New diamonds, although they are beautiful, can look a little sterile compared to antique diamonds. They’re too perfect and clean. The edges are all sharp, and the shine is too calculated. Antique diamonds weren’t made to sell to the masses. They were cut by hand. They were cut by artisans. And that human touch shows. There’s warmth in an old stone, softness, and even the little imperfections feel intentional.
Past the Polish
You can’t talk about antique diamonds without mentioning the obvious: they don’t look like what most people expect when they think “diamond.” And that’s the point. Old European cuts, old mine cuts, rose cuts—each reflects light differently. Some glow. Some shimmer like moonlight. Some just kind of smolder. It might throw you off at first if you’ve only seen modern rounds. Then it grows on you. And then you realize you can never go back.
There’s something genuinely cool about wearing something that isn’t on every other finger. And when you find the right setting—say, a thin yellow gold band that hugs the stone just right—it becomes something else entirely.
The best part is when you stumble into the world of antique estate jewelry, you’re not just browsing, you’re full-on curating. You’re hunting down something that was maybe worn in a Paris ballroom or stashed away in a velvet box in someone’s attic for 70 years. These stunning (often one-of-a-kind) pieces weren’t made for Instagram; they were made because someone cared enough to make them so beautiful.
Modern Just Looks Tired
It’s hard to find new things that don’t feel like versions of other things. Everything’s some kind of dupe or placeholder. Even diamonds. Especially diamonds. They’re cut to spec, designed to look good under fluorescent lights in a jewelry store, and boxed up with all the emotional weight of a nutrient-deficient frozen dinner.
But old stones? Those were meant to be worn. Daily. Through everything. Some have little scratches from years of being knocked against doorknobs. Some have that perfect yellowed hue that doesn’t quite qualify as champagne but still glows against skin. And then there are the rings where the prongs lean slightly to one side, like the metal just gave up a little—and it’s still better for it.
You don’t have to tell a story about an antique diamond. It already is one. All you have to do is wear it. The rest unfolds naturally. Which is much better than pretending your three-month salary rock somehow means anything beyond “I was told to buy this.”
You Either Get It or You Don’t
The funny thing about antique diamonds is that they’re not for everyone and never were.
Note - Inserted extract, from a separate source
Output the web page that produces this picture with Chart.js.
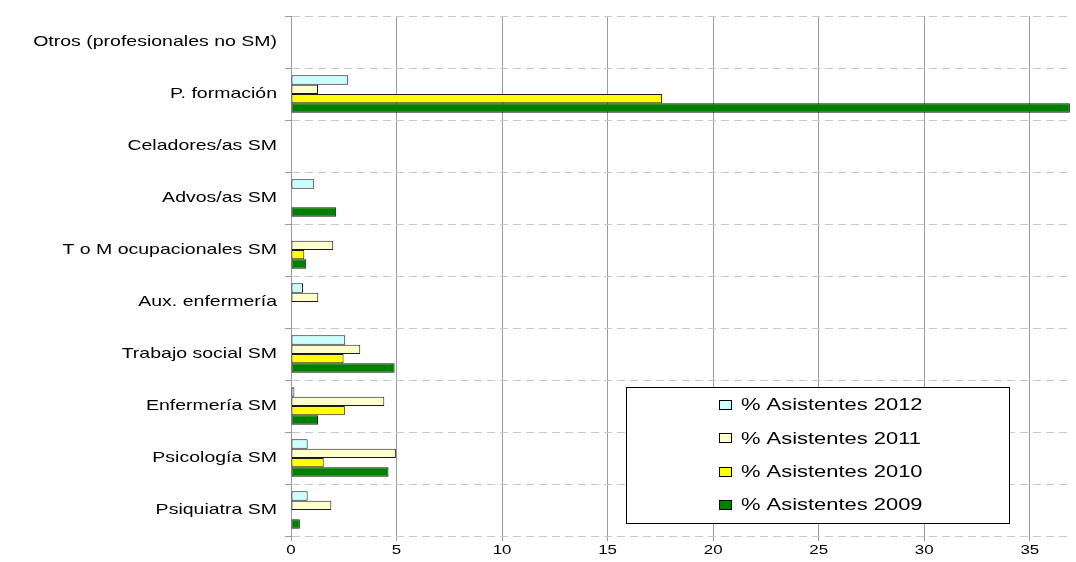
<!DOCTYPE html>
<html>
<head>
<meta charset="utf-8">
<script src="https://cdn.jsdelivr.net/npm/chart.js@4.4.0/dist/chart.umd.min.js"></script>
<style>
  html, body { margin: 0; padding: 0; background: #fff; }
  #wrap { width: 1076px; height: 562px; }
</style>
</head>
<body>
<div id="wrap"><canvas id="c" width="1076" height="562"></canvas></div>
<script>
// Professional categories (top to bottom)
const categories = [
  'Otros (profesionales no SM)',
  'P. formación',
  'Celadores/as SM',
  'Advos/as SM',
  'T o M ocupacionales SM',
  'Aux. enfermería',
  'Trabajo social SM',
  'Enfermería SM',
  'Psicología SM',
  'Psiquiatra SM'
];

// Percentage of attendees per year
const asistentes2012 = [null, 2.71, null, 1.1, null, 0.57, 2.57, 0.16, 0.79, 0.79];
const asistentes2011 = [null, 1.28, null, null, 2.0, 1.29, 3.28, 4.42, 4.97, 1.91];
const asistentes2010 = [null, 17.58, null, null, 0.63, null, 2.49, 2.55, 1.55, null];
const asistentes2009 = [null, 36.9, null, 2.14, 0.72, null, 4.91, 1.28, 4.62, 0.42];

const xTicks = [0, 5, 10, 15, 20, 25, 30, 35];

const seriesLabels = ['% Asistentes 2012', '% Asistentes 2011', '% Asistentes 2010', '% Asistentes 2009'];
const seriesColors = ['#CCFFFF', '#FFFFCC', '#FFFF00', '#008000'];
const seriesValues = [asistentes2012, asistentes2011, asistentes2010, asistentes2009];

const FONT = '"Liberation Sans", Arial, sans-serif';
const STRETCH = 1.3;   // horizontally widened lettering

// Draw text stretched horizontally, anchored at (x, y) with the given alignment
function wideText(ctx, text, x, y, size, align, sx) {
  ctx.save();
  ctx.font = size + 'px ' + FONT;
  ctx.textBaseline = 'middle';
  ctx.fillStyle = '#000000';
  const w = ctx.measureText(text).width * sx;
  let left = x;
  if (align === 'right') left = x - w;
  else if (align === 'center') left = x - w / 2;
  ctx.translate(left, y);
  ctx.scale(sx, 1);
  ctx.textAlign = 'left';
  ctx.fillText(text, 0, 0);
  ctx.restore();
}

// Axis labels drawn at the positions the scales give
const axisLabels = {
  id: 'axisLabels',
  afterDraw(chart) {
    const ctx = chart.ctx;
    const ys = chart.scales.y;
    const xs = chart.scales.x;
    ys.ticks.forEach((t, i) => {
      wideText(ctx, String(chart.data.labels[t.value]), 277, ys.getPixelForTick(i), 15, 'right', STRETCH);
    });
    xs.ticks.forEach((t) => {
      wideText(ctx, String(t.value), xs.getPixelForValue(t.value), 550, 13, 'center', STRETCH);
    });
  }
};

// Boxed legend drawn inside the plot area
const boxedLegend = {
  id: 'boxedLegend',
  afterDraw(chart) {
    const ctx = chart.ctx;
    const x0 = 626, y0 = 387, w = 383, h = 136;
    ctx.save();
    ctx.fillStyle = '#ffffff';
    ctx.fillRect(x0, y0, w, h);
    ctx.strokeStyle = '#000000';
    ctx.lineWidth = 1;
    ctx.setLineDash([]);
    ctx.strokeRect(x0 + 0.5, y0 + 0.5, w, h);
    chart.data.datasets.forEach((ds, i) => {
      const cy = 405 + i * 33.3;
      ctx.fillStyle = ds.backgroundColor;
      ctx.fillRect(719.5, Math.round(cy) - 4.5, 12, 9);
      ctx.strokeStyle = '#000000';
      ctx.strokeRect(719.5, Math.round(cy) - 4.5, 12, 9);
      wideText(ctx, ds.label, 741, cy + 1, 16, 'left', 1.37);
    });
    ctx.restore();
  }
};

new Chart(document.getElementById('c'), {
  type: 'bar',
  data: {
    labels: categories,
    datasets: seriesLabels.map((label, i) => ({
      label: label,
      data: seriesValues[i],
      backgroundColor: seriesColors[i],
      borderColor: '#1a1a1a',
      borderWidth: 1,
      borderSkipped: false,
      categoryPercentage: 0.72,
      barPercentage: 1.0
    }))
  },
  options: {
    indexAxis: 'y',
    responsive: false,
    animation: false,
    layout: { padding: { top: 16, right: 4, left: 0, bottom: 0 } },
    plugins: {
      legend: { display: false },
      tooltip: { enabled: false }
    },
    scales: {
      x: {
        min: 0,
        max: 37,
        afterBuildTicks(scale) {
          scale.ticks = xTicks.map(v => ({ value: v }));
        },
        afterFit(scale) { scale.height = 26; },
        grid: {
          color: '#9a9a9a',
          lineWidth: 1,
          drawTicks: true,
          tickLength: 5
        },
        border: { display: false },
        ticks: { display: false }
      },
      y: {
        afterFit(scale) { scale.width = 291; },
        grid: {
          offset: true,
          color: '#c8c8c8',
          lineWidth: 1,
          tickLength: 6,
          tickColor: '#9a9a9a'
        },
        border: { display: true, color: '#9a9a9a', dash: [8, 5] },
        ticks: { display: false }
      }
    }
  },
  plugins: [axisLabels, boxedLegend]
});
</script>
</body>
</html>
That’s part of the draw. If you want something big and clear that looks like everyone else’s, plenty of mall counters are ready to oblige. But if you want something that says something—about taste, style, time—you start looking backward.
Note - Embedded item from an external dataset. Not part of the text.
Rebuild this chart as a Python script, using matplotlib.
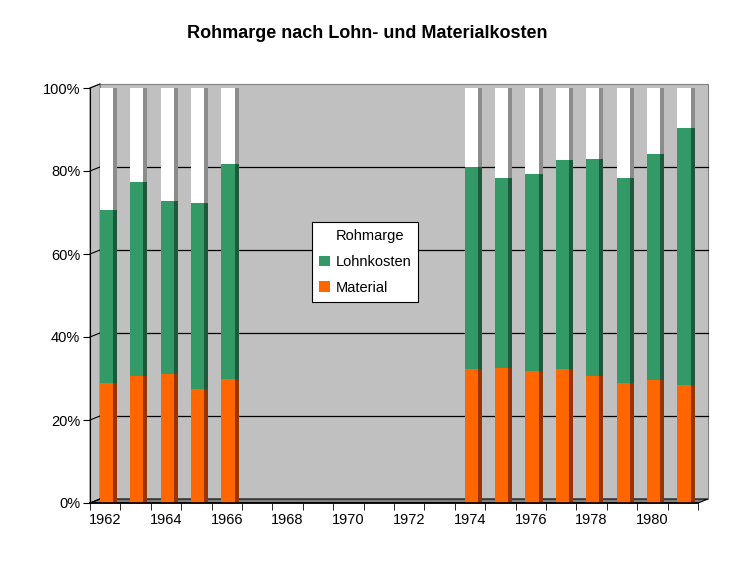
import numpy as np
import matplotlib
matplotlib.use("Agg")
import matplotlib.pyplot as plt
from matplotlib.patches import Polygon, Rectangle

plt.rcParams['font.family'] = ['Liberation Sans', 'DejaVu Sans']

years = list(range(1962, 1982))
material = [29.0, 30.6, 31.0, 27.5, 30.0, 0, 0, 0, 0, 0, 0, 0,
            32.4, 32.6, 31.9, 32.4, 30.6, 29.0, 29.6, 28.5]
lohnkosten_top = [70.6, 77.3, 72.8, 72.3, 81.7, 0, 0, 0, 0, 0, 0, 0,
                  81.0, 78.4, 79.3, 82.7, 83.0, 78.4, 84.2, 90.4]
has_data = [m > 0 for m in material]

material = np.array(material) / 100
lohnkosten = np.array(lohnkosten_top) / 100 - material
rohmarge = np.where(has_data, 1 - material - lohnkosten, 0)

fig = plt.figure(figsize=(7.34, 5.61), dpi=100)
ax = fig.add_axes([90 / 734, 58 / 561, 608 / 734, 415 / 561])
ax.set_facecolor('none')
ax.set_xlim(-0.5, 19.5)
ax.set_ylim(0, 1)

# 3D-ish walls
dx, dy = 10 / 608, 4 / 415
ax.add_patch(Rectangle((dx, dy), 1, 1, transform=ax.transAxes, facecolor='#c0c0c0',
                       edgecolor='#808080', lw=0.8, zorder=0, clip_on=False))
ax.add_patch(Polygon([(0, 0), (0, 1), (dx, 1 + dy), (dx, dy)], transform=ax.transAxes,
                     facecolor='#c0c0c0', edgecolor='#808080', lw=0.8, zorder=0.5, clip_on=False))
ax.add_patch(Polygon([(0, 0), (1, 0), (1 + dx, dy), (dx, dy)], transform=ax.transAxes,
                     facecolor='#808080', edgecolor='black', lw=0.8, zorder=0.5, clip_on=False))

yticks = np.arange(0, 1.01, 0.2)
for yv in yticks:
    if 0 < yv < 0.99:
        ax.plot([dx, 1 + dx], [yv + dy, yv + dy], transform=ax.transAxes, color='black',
                lw=0.9, zorder=1, clip_on=False)
    ax.plot([0, dx], [yv, yv + dy], transform=ax.transAxes, color='black',
            lw=0.8, zorder=1, clip_on=False)

x = np.arange(len(years))
xf = x + 0.04
w = 0.43
sx = xf + w / 2 + 0.065
sw = 0.13

b1 = ax.bar(xf, material, w, color='#ff6600', zorder=3, label='Material')
b2 = ax.bar(xf, lohnkosten, w, bottom=material, color='#339966', zorder=3, label='Lohnkosten')
b3 = ax.bar(xf, rohmarge, w, bottom=material + lohnkosten, color='white', zorder=3, label='Rohmarge')
ax.bar(sx, material, sw, color='#993300', zorder=3)
ax.bar(sx, lohnkosten, sw, bottom=material, color='#1d5a3b', zorder=3)
ax.bar(sx, rohmarge, sw, bottom=material + lohnkosten, color='#8c8c8c', zorder=3)

for s in ['top', 'right']:
    ax.spines[s].set_visible(False)
ax.spines['left'].set_zorder(5)
ax.spines['bottom'].set_zorder(5)
ax.spines['bottom'].set_linewidth(1.2)

ax.set_yticks(yticks)
ax.set_yticklabels([f'{int(round(v * 100))}%' for v in yticks], fontsize=10.5)
ax.tick_params(axis='y', length=5, direction='out', pad=2)

ax.set_xticks(x[::2])
ax.set_xticklabels([str(y) for y in years[::2]], fontsize=10.5)
ax.set_xticks(np.arange(-0.5, 20, 1), minor=True)
ax.tick_params(axis='x', which='major', length=0, pad=7)
ax.tick_params(axis='x', which='minor', length=5, direction='out')

leg = ax.legend(handles=[b3, b2, b1], loc='upper left', bbox_to_anchor=(312 / 734, 1 - 222 / 561),
                bbox_transform=fig.transFigure, fontsize=10.5, fancybox=False, framealpha=1,
                edgecolor='black', handlelength=0.7, handleheight=0.7, handletextpad=0.4,
                borderpad=0.5, labelspacing=0.8, borderaxespad=0)
leg.get_frame().set_linewidth(0.8)
leg.set_zorder(10)

fig.text(367 / 734, 1 - 33 / 561, 'Rohmarge nach Lohn- und Materialkosten', ha='center',
         va='center', fontsize=13, fontweight='bold')

fig.savefig('out.png', dpi=100)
You start noticing things like patina as well as hand-engraved details and slightly off-center bezels. You stop caring about certifications and start caring about the way a piece makes you feel when you put it on. You start looking at diamonds like art, not assets. And you start appreciating that what you’re wearing is probably older than your grandmother and still looks better than anything made this year.
Because the truth is, old diamonds don’t try to impress you. They just are what they are. And if you don’t need their jewelry to flash and dazzle like a Times Square billboard, you start to see them for what they are: personal, beautiful, and real.
That’s the Spark
There’s a kind of quiet rebellion in wearing something antique. It says you’re not buying into the sparkle wars. It says you have taste that doesn’t need explaining. It doesn’t matter whether the stone is big or small, whether in a chunky Victorian setting or a dainty Art Deco frame. What matters is that it’s yours. And that it carries a little history every time you wear it.